Former Malaysian Prime Minister Mahathir Mohamad

Mahathir Mohamad claims comments that “Muslims have a right to kill millions of French people” were taken out of context.

 01/11/20 06:46

Former Malaysian Prime Minister Mahathir Mohamad stood by his widely condemned comments on attacks by Muslim extremists in France, claiming they were taken out of context and criticizing Twitter and Facebook for removing his posts, reports The Associated Press.

Mahathir, 95, sparked widespread outrage when he wrote on his blog Thursday that “Muslims have a right to be angry and kill millions of French people for the massacres of the past.”

Twitter removed a tweet from Mahathir containing the remark, which it said glorified violence. France’s digital minister demanded the company also ban Mahathir from its platform.

“I am indeed disgusted with attempts to misrepresent and take out of context what I wrote on my blog,” Mahathir said in a statement quoted by AP.

He said critics failed to read his posting in full, especially the next sentence which read, “But by and large Muslims have not applied the ‘eye for an eye’ law. Muslims don’t. The French shouldn’t. Instead the French should teach their people to respect other people’s feelings.”

Mahathir said Twitter and Facebook removed the posting despite his explanation, slamming the move as hypocritical.

“On the one hand, they defended those who chose to display offending caricatures of Prophet Mohammed … and expect all Muslims to swallow it in the name of freedom of speech and expression,” he said.

“On the other, they deleted deliberately that Muslims had never sought revenge for the injustice against them in the past,” thereby stirring French hatred for Muslims, he added.

Facebook Malaysia said in an email that it removed Mahathir’s posting for violating its policies. “We do not allow hate speech on Facebook and strongly condemn any support for violence, death or physical harm,” it said.

The comments by Mahathir were a response to calls by Muslim nations to boycott French products after French leader Emmanuel Macron described Islam as a religion “in crisis” and vowed to crack down on radicalism following the beheading of a French teacher who showed his class a cartoon depicting Prophet Mohammed.

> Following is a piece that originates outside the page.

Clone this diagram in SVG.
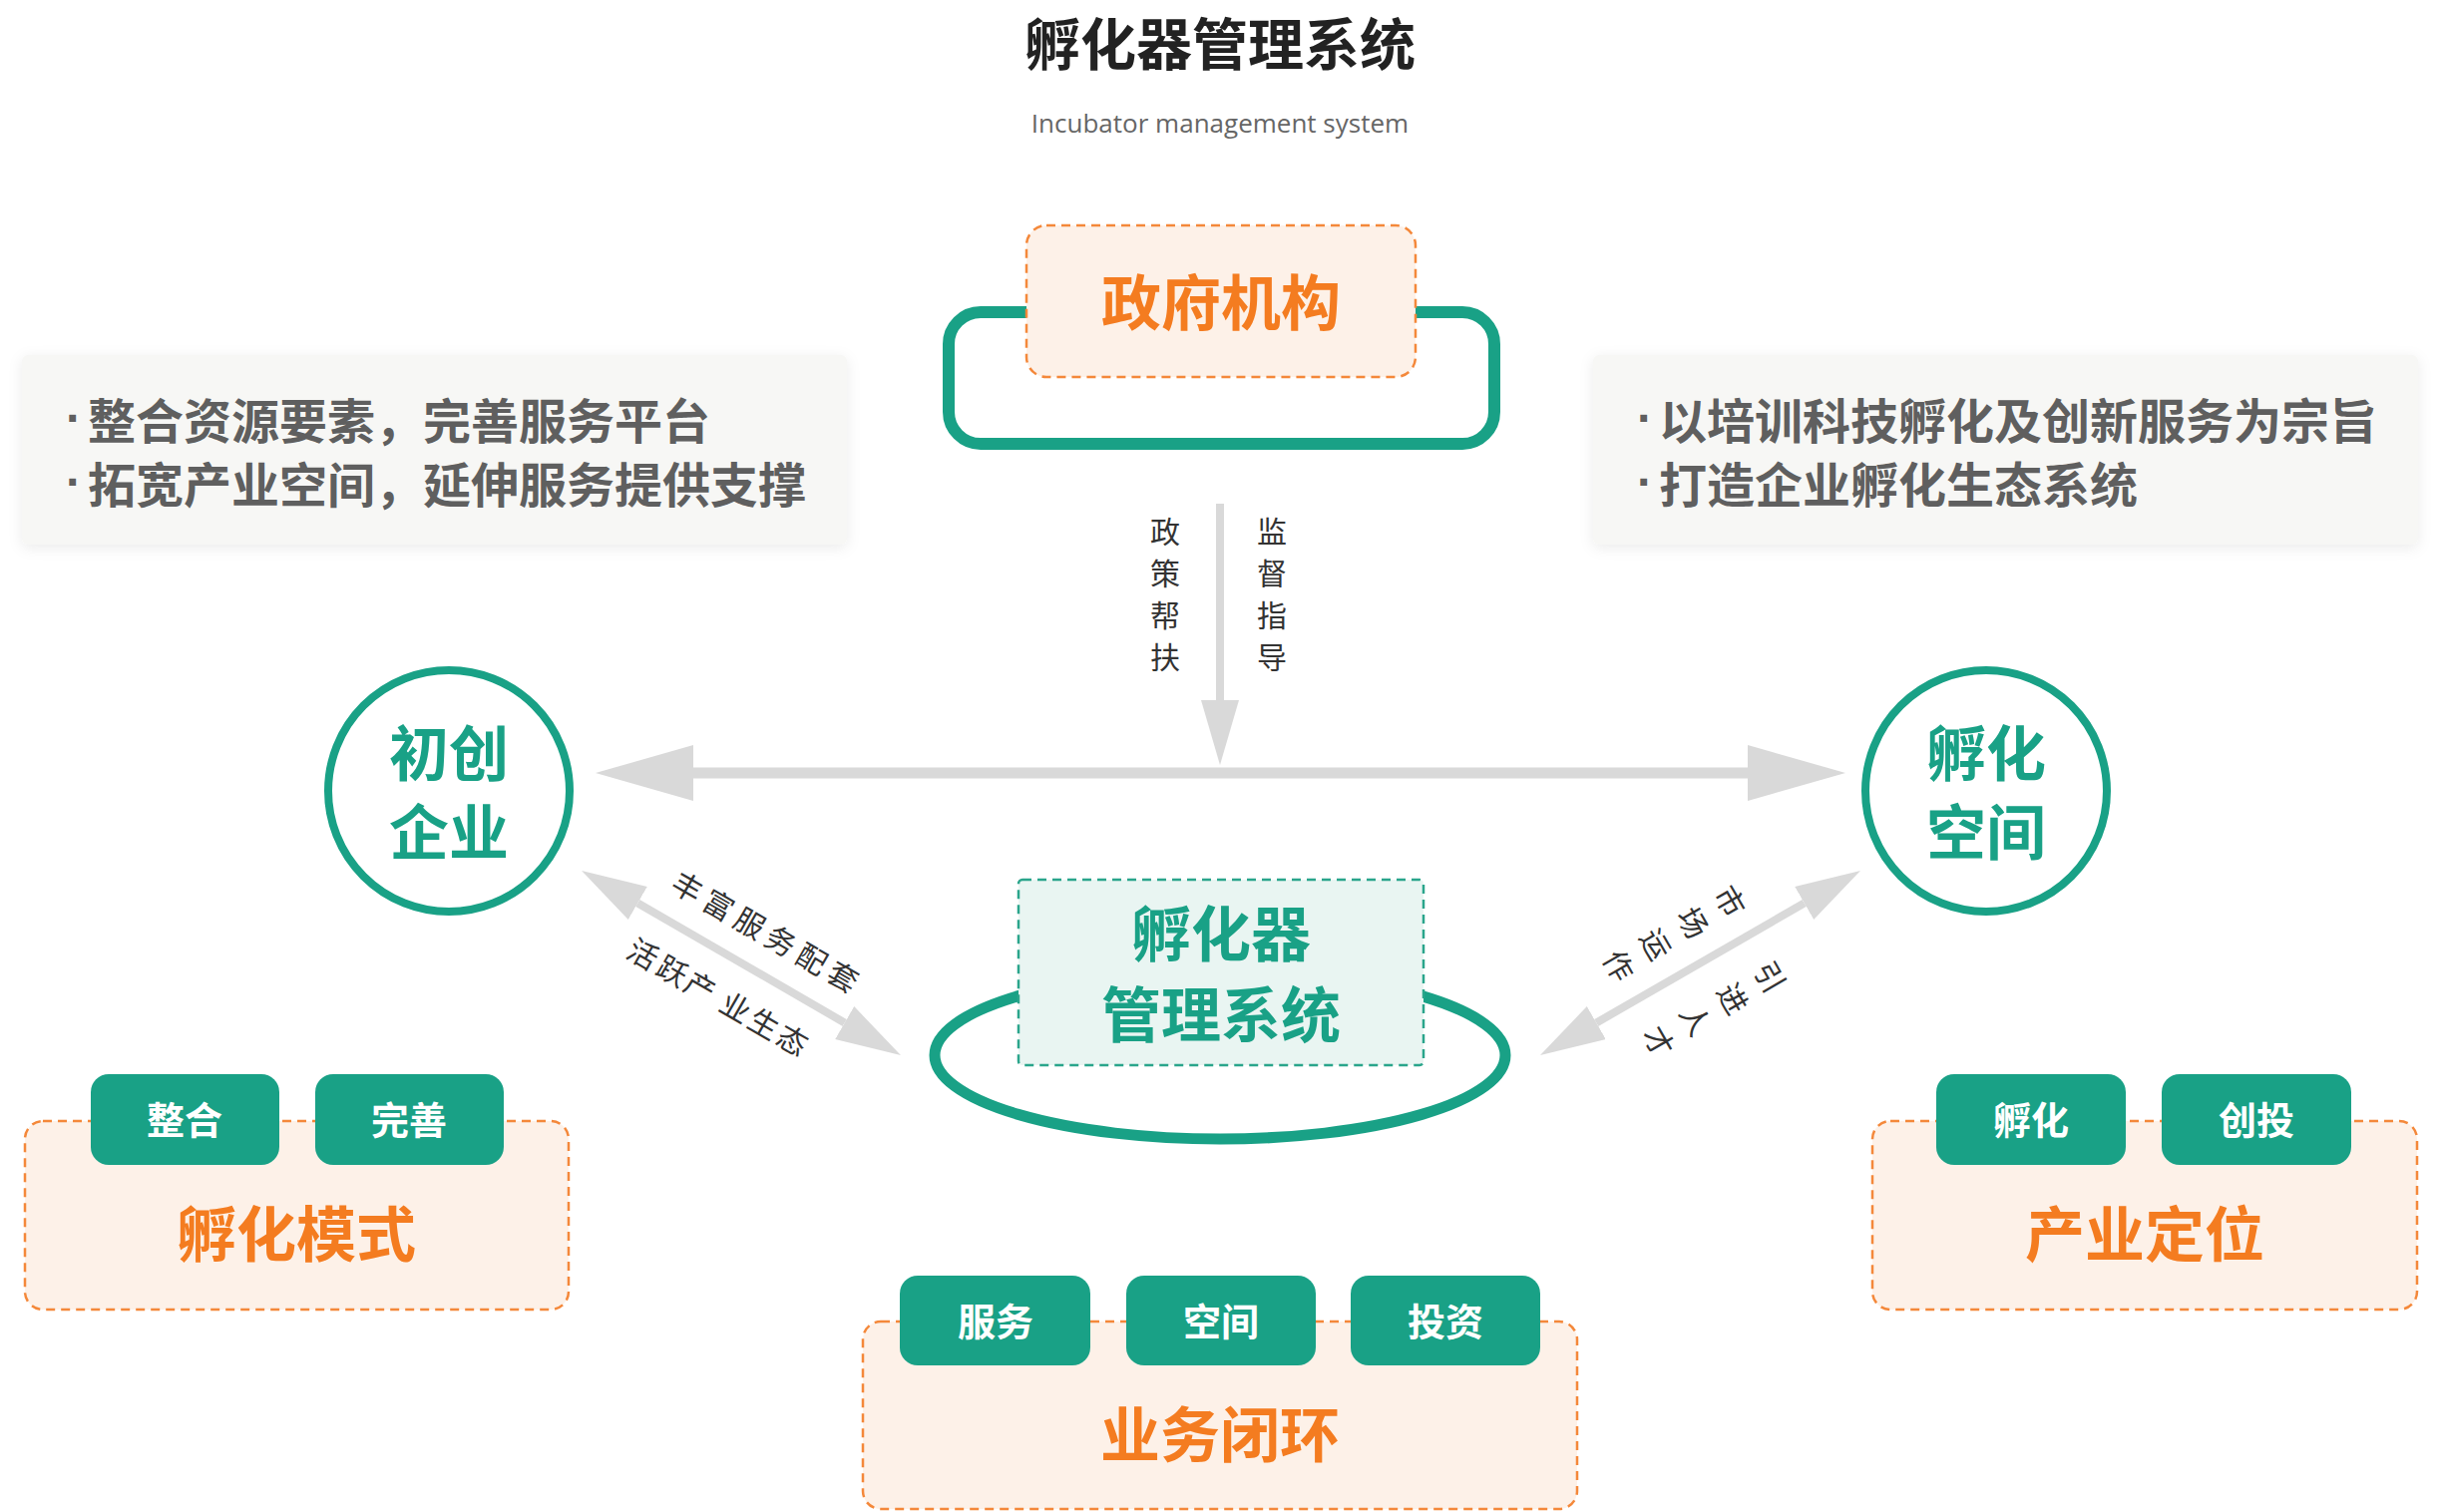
<svg xmlns="http://www.w3.org/2000/svg" width="2448" height="1516" viewBox="0 0 2448 1516">
<defs>
<style>
.cjk{font-family:"Noto Sans CJK SC","Noto Sans",sans-serif}
.title{font-size:56px;font-weight:700;fill:#222}
.sub{font-family:"Open Sans","Liberation Sans",sans-serif;font-size:26px;fill:#666}
.note{font-size:48px;font-weight:700;fill:#5f5f5f}
.dot{font-family:"Liberation Sans",sans-serif}
.bigo{font-size:60px;font-weight:700;fill:#f47c20}
.bigg{font-size:60px;font-weight:700;fill:#19a186}
.tagtxt{font-size:38px;font-weight:700;fill:#fff}
.lbl{font-size:30px;fill:#333}
.tag{fill:#19a186}
.obox{fill:#fdf1e8;stroke:#f4883a;stroke-width:2.5;stroke-dasharray:9 6}
.gbox{fill:#e9f5f2;stroke:#2aa58b;stroke-width:2.5;stroke-dasharray:9 6}
.ring{fill:none;stroke:#19a186}
.conn{stroke:#d9d9d9;fill:none}
.panel{fill:#f7f7f5}
</style>
<filter id="sh" x="-10%" y="-30%" width="120%" height="160%"><feDropShadow dx="0" dy="3" stdDeviation="7" flood-color="#000" flood-opacity="0.08"/></filter>
<marker id="hb" markerUnits="userSpaceOnUse" markerWidth="98" markerHeight="56" viewBox="0 0 98 56" refX="0" refY="28" orient="auto-start-reverse"><path d="M0,0 L98,28 L0,56 Z" fill="#d9d9d9"/></marker>
<marker id="hs" markerUnits="userSpaceOnUse" markerWidth="65" markerHeight="38" viewBox="0 0 65 38" refX="0" refY="19" orient="auto-start-reverse"><path d="M0,0 L65,19 L0,38 Z" fill="#d9d9d9"/></marker>
</defs>
<rect width="2448" height="1516" fill="#fff"/>

<g id="title">
<text class="cjk title" x="1223" y="40" text-anchor="middle" dominant-baseline="central">孵化器管理系统</text>
<text class="sub" x="1223" y="133" text-anchor="middle">Incubator management system</text>
</g>

<g id="note-left">
<rect class="panel" x="22" y="356" width="827" height="190" rx="6" filter="url(#sh)"/>
<text class="cjk note" y="419" dominant-baseline="central"><tspan class="dot" x="66">·</tspan><tspan x="88">整合资源要素，完善服务平台</tspan></text>
<text class="cjk note" y="483" dominant-baseline="central"><tspan class="dot" x="66">·</tspan><tspan x="88">拓宽产业空间，延伸服务提供支撑</tspan></text>
</g>

<g id="note-right">
<rect class="panel" x="1597" y="356" width="827" height="190" rx="6" filter="url(#sh)"/>
<text class="cjk note" y="419" dominant-baseline="central"><tspan class="dot" x="1641">·</tspan><tspan x="1663">以培训科技孵化及创新服务为宗旨</tspan></text>
<text class="cjk note" y="483" dominant-baseline="central"><tspan class="dot" x="1641">·</tspan><tspan x="1663">打造企业孵化生态系统</tspan></text>
</g>

<g id="connectors">
<line class="conn" x1="1223" y1="505" x2="1223" y2="702" stroke-width="8" marker-end="url(#hs)"/>
<line class="conn" x1="695" y1="775" x2="1752" y2="775" stroke-width="11" marker-start="url(#hb)" marker-end="url(#hb)"/>
<line class="conn" x1="639.3" y1="905.5" x2="846.7" y2="1025.5" stroke-width="8" marker-start="url(#hs)" marker-end="url(#hs)"/>
<line class="conn" x1="1600.3" y1="1025.5" x2="1808.7" y2="905.5" stroke-width="8" marker-start="url(#hs)" marker-end="url(#hs)"/>
<g class="cjk lbl" text-anchor="middle" dominant-baseline="central">
<text x="1168" y="531">政</text><text x="1168" y="573">策</text><text x="1168" y="615">帮</text><text x="1168" y="657">扶</text>
<text x="1275" y="531">监</text><text x="1275" y="573">督</text><text x="1275" y="615">指</text><text x="1275" y="657">导</text>
<g transform="translate(768,933) rotate(30)"><text x="-90" y="0">丰</text><text x="-54" y="0">富</text><text x="-18" y="0">服</text><text x="18" y="0">务</text><text x="54" y="0">配</text><text x="90" y="0">套</text></g>
<g transform="translate(720,998) rotate(30)"><text x="-86" y="0">活</text><text x="-52" y="0">跃</text><text x="-20" y="0">产</text><text x="21" y="0">业</text><text x="54" y="0">生</text><text x="87" y="0">态</text></g>
<g transform="translate(1680,935) rotate(60)"><text x="0" y="-64.5">市</text><text x="0" y="-21.5">场</text><text x="0" y="21.5">运</text><text x="0" y="64.5">作</text></g>
<g transform="translate(1720,1011) rotate(60)"><text x="0" y="-64.5">引</text><text x="0" y="-21.5">进</text><text x="0" y="21.5">人</text><text x="0" y="64.5">才</text></g>
</g>
</g>

<g id="gov">
<rect x="951" y="313" width="547" height="132" rx="32" fill="none" stroke="#19a186" stroke-width="12"/>
<rect class="obox" x="1029" y="226" width="390" height="152" rx="20"/>
<text class="cjk bigo" x="1224" y="299" text-anchor="middle" dominant-baseline="central">政府机构</text>
</g>

<g id="startup">
<circle class="ring" cx="450" cy="793" r="121" stroke-width="8"/>
<text class="cjk bigg" x="450" y="751" text-anchor="middle" dominant-baseline="central">初创</text>
<text class="cjk bigg" x="450" y="830" text-anchor="middle" dominant-baseline="central">企业</text>
</g>

<g id="space">
<circle class="ring" cx="1991" cy="793" r="121" stroke-width="8"/>
<text class="cjk bigg" x="1991" y="751" text-anchor="middle" dominant-baseline="central">孵化</text>
<text class="cjk bigg" x="1991" y="830" text-anchor="middle" dominant-baseline="central">空间</text>
</g>

<g id="system">
<ellipse class="ring" cx="1223" cy="1058" rx="286" ry="84" stroke-width="11"/>
<rect class="gbox" x="1021" y="882" width="406" height="186" rx="4"/>
<text class="cjk bigg" x="1224" y="932" text-anchor="middle" dominant-baseline="central">孵化器</text>
<text class="cjk bigg" x="1224" y="1013" text-anchor="middle" dominant-baseline="central">管理系统</text>
</g>

<g id="mode">
<rect class="obox" x="25" y="1124" width="545" height="189" rx="18"/>
<rect class="tag" x="91" y="1077" width="189" height="91" rx="18"/>
<rect class="tag" x="316" y="1077" width="189" height="91" rx="18"/>
<text class="cjk tagtxt" x="185" y="1120" text-anchor="middle" dominant-baseline="central">整合</text>
<text class="cjk tagtxt" x="410" y="1120" text-anchor="middle" dominant-baseline="central">完善</text>
<text class="cjk bigo" x="297" y="1233" text-anchor="middle" dominant-baseline="central">孵化模式</text>
</g>

<g id="position">
<rect class="obox" x="1877" y="1124" width="546" height="189" rx="18"/>
<rect class="tag" x="1941" y="1077" width="190" height="91" rx="18"/>
<rect class="tag" x="2167" y="1077" width="190" height="91" rx="18"/>
<text class="cjk tagtxt" x="2036" y="1120" text-anchor="middle" dominant-baseline="central">孵化</text>
<text class="cjk tagtxt" x="2262" y="1120" text-anchor="middle" dominant-baseline="central">创投</text>
<text class="cjk bigo" x="2150" y="1233" text-anchor="middle" dominant-baseline="central">产业定位</text>
</g>

<g id="loop">
<rect class="obox" x="865" y="1325" width="716" height="188" rx="18"/>
<rect class="tag" x="902" y="1279" width="191" height="90" rx="18"/>
<rect class="tag" x="1129" y="1279" width="190" height="90" rx="18"/>
<rect class="tag" x="1354" y="1279" width="190" height="90" rx="18"/>
<text class="cjk tagtxt" x="998" y="1322" text-anchor="middle" dominant-baseline="central">服务</text>
<text class="cjk tagtxt" x="1224" y="1322" text-anchor="middle" dominant-baseline="central">空间</text>
<text class="cjk tagtxt" x="1449" y="1322" text-anchor="middle" dominant-baseline="central">投资</text>
<text class="cjk bigo" x="1223" y="1434" text-anchor="middle" dominant-baseline="central">业务闭环</text>
</g>
</svg>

The former Malaysian Prime Minister is no stranger to controversial comments, which have in the past centered around Israel and Jewish people.

In 2012, he wrote on his personal blog that “Jews rule this world by proxy.”

In August of 2018, Mahathir defended his right to be anti-Semitic, arguing that anti-Semitism is an artificial construct created to silence critics of the Jews.

In October that year, he said that Jews are “hook-nosed” and accused them of creating problems in the Middle East.

In June of 2019, he unleashed a stream of anti-Semitic statements during an appearance at Cambridge University.

“I have some Jewish friends, very good friends. They are not like the other Jews, that’s why they are my friends,” Mohamad said in response to a question about previous anti-Jewish statements. The response was met with laughter from some in the audience.

In September of 2019, Mohamad spoke at Columbia University as part of its annual world leaders forum, where he defended his past anti-Semitic statements and questioned the number of Jews killed during the Holocaust.